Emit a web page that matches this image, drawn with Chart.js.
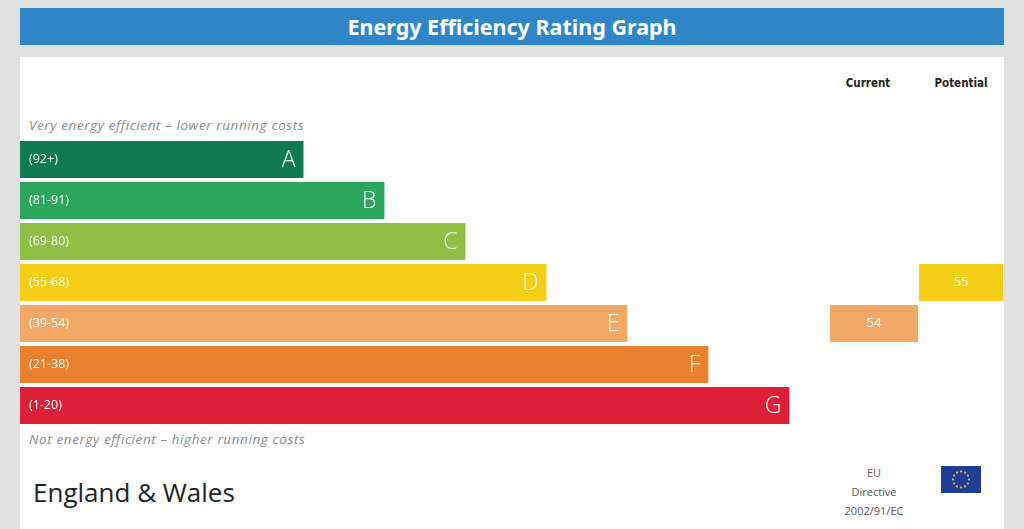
<!DOCTYPE html>
<html>
<head>
<meta charset="utf-8">
<script src="https://cdn.jsdelivr.net/npm/chart.js@4.4.0/dist/chart.umd.min.js"></script>
<style>
  body { margin: 0; background: #e1e1e1; width: 1024px; height: 529px; overflow: hidden; position: relative; font-family: "Open Sans", sans-serif; }
  .title { position: absolute; left: 20px; top: 8px; width: 984px; height: 37px; background: #2e86c8; color: #fff;
           font: bold 21.5px "Noto Sans", sans-serif; text-align: center; line-height: 37px; }
  .panel { position: absolute; left: 20px; top: 57px; width: 984px; height: 472px; background: #fff; }
  .txt { position: absolute; white-space: nowrap; }
  .head { font: bold 11.5px "DejaVu Sans Condensed", "Noto Sans", sans-serif; color: #222; transform: translateX(-50%); }
  .note { font: italic 13.5px "Open Sans", sans-serif; letter-spacing: 0.6px; color: #8a8a8a; left: 29px; }
  .eu { font: 11px "Open Sans", sans-serif; color: #555; transform: translateX(-50%); }
  canvas { position: absolute; left: 0; top: 0; }
</style>
</head>
<body>
<div class="title">Energy Efficiency Rating Graph</div>
<div class="panel"></div>
<div class="txt head" style="left:868px; top:76px;">Current</div>
<div class="txt head" style="left:961px; top:76px;">Potential</div>
<div class="txt note" style="top:116px;">Very energy efficient – lower running costs</div>
<div class="txt note" style="top:430px;">Not energy efficient – higher running costs</div>
<div class="txt" style="left:33px; top:474px; font: 26px 'Open Sans', sans-serif; color:#222;">England &amp; Wales</div>
<div class="txt eu" style="left:874px; top:465px;">EU</div>
<div class="txt eu" style="left:874px; top:484px;">Directive</div>
<div class="txt eu" style="left:874px; top:503px;">2002/91/EC</div>
<svg class="txt" style="left:941px; top:466px;" width="40" height="27" viewBox="0 0 40 27">
  <rect x="0" y="0" width="40" height="27" fill="#1f3d94"/>
  <g id="stars" fill="#f4d21a"></g>
</svg>
<canvas id="epc" width="1024" height="529"></canvas>
<script>
// flag stars
const stars = document.getElementById('stars');
for (let i = 0; i < 12; i++) {
    const a = i * Math.PI / 6;
    const c = document.createElementNS('http://www.w3.org/2000/svg', 'circle');
    c.setAttribute('cx', 20 + 8 * Math.sin(a));
    c.setAttribute('cy', 13.5 - 8 * Math.cos(a));
    c.setAttribute('r', 1.1);
    stars.appendChild(c);
}

const bands = ['A', 'B', 'C', 'D', 'E', 'F', 'G'];
const ranges = ['(92+)', '(81-91)', '(69-80)', '(55-68)', '(39-54)', '(21-38)', '(1-20)'];
const bandMin = [92, 81, 69, 55, 39, 21, 1];
const barLength = [3.5, 4.5, 5.5, 6.5, 7.5, 8.5, 9.5];
const colors = ['#107b52', '#2ba55b', '#8fbe44', '#f6cd17', '#f2a867', '#e9822f', '#de1f38'];

const currentScore = 54;
const potentialScore = 55;

// column spans on the x axis
const currentCol = [10.0, 11.09];
const potentialCol = [11.1, 12.14];

function bandOf(score) {
    return bandMin.findIndex(m => score >= m);
}

const currentData = bands.map((b, i) => i === bandOf(currentScore) ? currentCol : null);
const potentialData = bands.map((b, i) => i === bandOf(potentialScore) ? potentialCol : null);

const labelPlugin = {
    id: 'epcLabels',
    afterDatasetsDraw(chart) {
        const ctx = chart.ctx;
        ctx.save();
        ctx.fillStyle = '#fff';
        ctx.textBaseline = 'middle';
        chart.getDatasetMeta(0).data.forEach((bar, i) => {
            const left = Math.min(bar.x, bar.base);
            const right = Math.max(bar.x, bar.base);
            ctx.font = '12.5px "Open Sans", sans-serif';
            ctx.textAlign = 'left';
            ctx.fillText(ranges[i], left + 9, bar.y);
            ctx.font = '300 23px "Open Sans", sans-serif';
            ctx.textAlign = 'right';
            ctx.fillText(bands[i], right - 8, bar.y + 1);
        });
        [[1, currentScore], [2, potentialScore]].forEach(([d, score]) => {
            const bar = chart.getDatasetMeta(d).data[bandOf(score)];
            ctx.font = '13px "Open Sans", sans-serif';
            ctx.textAlign = 'center';
            ctx.fillText(String(score), (bar.x + bar.base) / 2, bar.y);
        });
        ctx.restore();
    }
};

new Chart(document.getElementById('epc'), {
    type: 'bar',
    data: {
        labels: bands,
        datasets: [
            { label: 'Rating', data: barLength, backgroundColor: colors, grouped: false },
            { label: 'Current', data: currentData, backgroundColor: colors, grouped: false },
            { label: 'Potential', data: potentialData, backgroundColor: colors, grouped: false }
        ]
    },
    options: {
        indexAxis: 'y',
        responsive: false,
        animation: false,
        devicePixelRatio: 1,
        barPercentage: 0.9,
        categoryPercentage: 1,
        layout: { padding: { left: 20, right: 20, top: 139, bottom: 103 } },
        scales: {
            x: { display: false, min: 0, max: 12.15 },
            y: { display: false }
        },
        plugins: { legend: { display: false }, tooltip: { enabled: false } }
    },
    plugins: [labelPlugin]
});
</script>
</body>
</html>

--*--

(Task objective):
Give every line above again exactly, with no pictures.

(Task answer):
Emit a web page that matches this image, drawn with Chart.js.
<!DOCTYPE html>
<html>
<head>
<meta charset="utf-8">
<script src="https://cdn.jsdelivr.net/npm/chart.js@4.4.0/dist/chart.umd.min.js"></script>
<style>
  body { margin: 0; background: #e1e1e1; width: 1024px; height: 529px; overflow: hidden; position: relative; font-family: "Open Sans", sans-serif; }
  .title { position: absolute; left: 20px; top: 8px; width: 984px; height: 37px; background: #2e86c8; color: #fff;
           font: bold 21.5px "Noto Sans", sans-serif; text-align: center; line-height: 37px; }
  .panel { position: absolute; left: 20px; top: 57px; width: 984px; height: 472px; background: #fff; }
  .txt { position: absolute; white-space: nowrap; }
  .head { font: bold 11.5px "DejaVu Sans Condensed", "Noto Sans", sans-serif; color: #222; transform: translateX(-50%); }
  .note { font: italic 13.5px "Open Sans", sans-serif; letter-spacing: 0.6px; color: #8a8a8a; left: 29px; }
  .eu { font: 11px "Open Sans", sans-serif; color: #555; transform: translateX(-50%); }
  canvas { position: absolute; left: 0; top: 0; }
</style>
</head>
<body>
<div class="title">Energy Efficiency Rating Graph</div>
<div class="panel"></div>
<div class="txt head" style="left:868px; top:76px;">Current</div>
<div class="txt head" style="left:961px; top:76px;">Potential</div>
<div class="txt note" style="top:116px;">Very energy efficient – lower running costs</div>
<div class="txt note" style="top:430px;">Not energy efficient – higher running costs</div>
<div class="txt" style="left:33px; top:474px; font: 26px 'Open Sans', sans-serif; color:#222;">England &amp; Wales</div>
<div class="txt eu" style="left:874px; top:465px;">EU</div>
<div class="txt eu" style="left:874px; top:484px;">Directive</div>
<div class="txt eu" style="left:874px; top:503px;">2002/91/EC</div>
<svg class="txt" style="left:941px; top:466px;" width="40" height="27" viewBox="0 0 40 27">
  <rect x="0" y="0" width="40" height="27" fill="#1f3d94"/>
  <g id="stars" fill="#f4d21a"></g>
</svg>
<canvas id="epc" width="1024" height="529"></canvas>
<script>
// flag stars
const stars = document.getElementById('stars');
for (let i = 0; i < 12; i++) {
    const a = i * Math.PI / 6;
    const c = document.createElementNS('http://www.w3.org/2000/svg', 'circle');
    c.setAttribute('cx', 20 + 8 * Math.sin(a));
    c.setAttribute('cy', 13.5 - 8 * Math.cos(a));
    c.setAttribute('r', 1.1);
    stars.appendChild(c);
}

const bands = ['A', 'B', 'C', 'D', 'E', 'F', 'G'];
const ranges = ['(92+)', '(81-91)', '(69-80)', '(55-68)', '(39-54)', '(21-38)', '(1-20)'];
const bandMin = [92, 81, 69, 55, 39, 21, 1];
const barLength = [3.5, 4.5, 5.5, 6.5, 7.5, 8.5, 9.5];
const colors = ['#107b52', '#2ba55b', '#8fbe44', '#f6cd17', '#f2a867', '#e9822f', '#de1f38'];

const currentScore = 54;
const potentialScore = 55;

// column spans on the x axis
const currentCol = [10.0, 11.09];
const potentialCol = [11.1, 12.14];

function bandOf(score) {
    return bandMin.findIndex(m => score >= m);
}

const currentData = bands.map((b, i) => i === bandOf(currentScore) ? currentCol : null);
const potentialData = bands.map((b, i) => i === bandOf(potentialScore) ? potentialCol : null);

const labelPlugin = {
    id: 'epcLabels',
    afterDatasetsDraw(chart) {
        const ctx = chart.ctx;
        ctx.save();
        ctx.fillStyle = '#fff';
        ctx.textBaseline = 'middle';
        chart.getDatasetMeta(0).data.forEach((bar, i) => {
            const left = Math.min(bar.x, bar.base);
            const right = Math.max(bar.x, bar.base);
            ctx.font = '12.5px "Open Sans", sans-serif';
            ctx.textAlign = 'left';
            ctx.fillText(ranges[i], left + 9, bar.y);
            ctx.font = '300 23px "Open Sans", sans-serif';
            ctx.textAlign = 'right';
            ctx.fillText(bands[i], right - 8, bar.y + 1);
        });
        [[1, currentScore], [2, potentialScore]].forEach(([d, score]) => {
            const bar = chart.getDatasetMeta(d).data[bandOf(score)];
            ctx.font = '13px "Open Sans", sans-serif';
            ctx.textAlign = 'center';
            ctx.fillText(String(score), (bar.x + bar.base) / 2, bar.y);
        });
        ctx.restore();
    }
};

new Chart(document.getElementById('epc'), {
    type: 'bar',
    data: {
        labels: bands,
        datasets: [
            { label: 'Rating', data: barLength, backgroundColor: colors, grouped: false },
            { label: 'Current', data: currentData, backgroundColor: colors, grouped: false },
            { label: 'Potential', data: potentialData, backgroundColor: colors, grouped: false }
        ]
    },
    options: {
        indexAxis: 'y',
        responsive: false,
        animation: false,
        devicePixelRatio: 1,
        barPercentage: 0.9,
        categoryPercentage: 1,
        layout: { padding: { left: 20, right: 20, top: 139, bottom: 103 } },
        scales: {
            x: { display: false, min: 0, max: 12.15 },
            y: { display: false }
        },
        plugins: { legend: { display: false }, tooltip: { enabled: false } }
    },
    plugins: [labelPlugin]
});
</script>
</body>
</html>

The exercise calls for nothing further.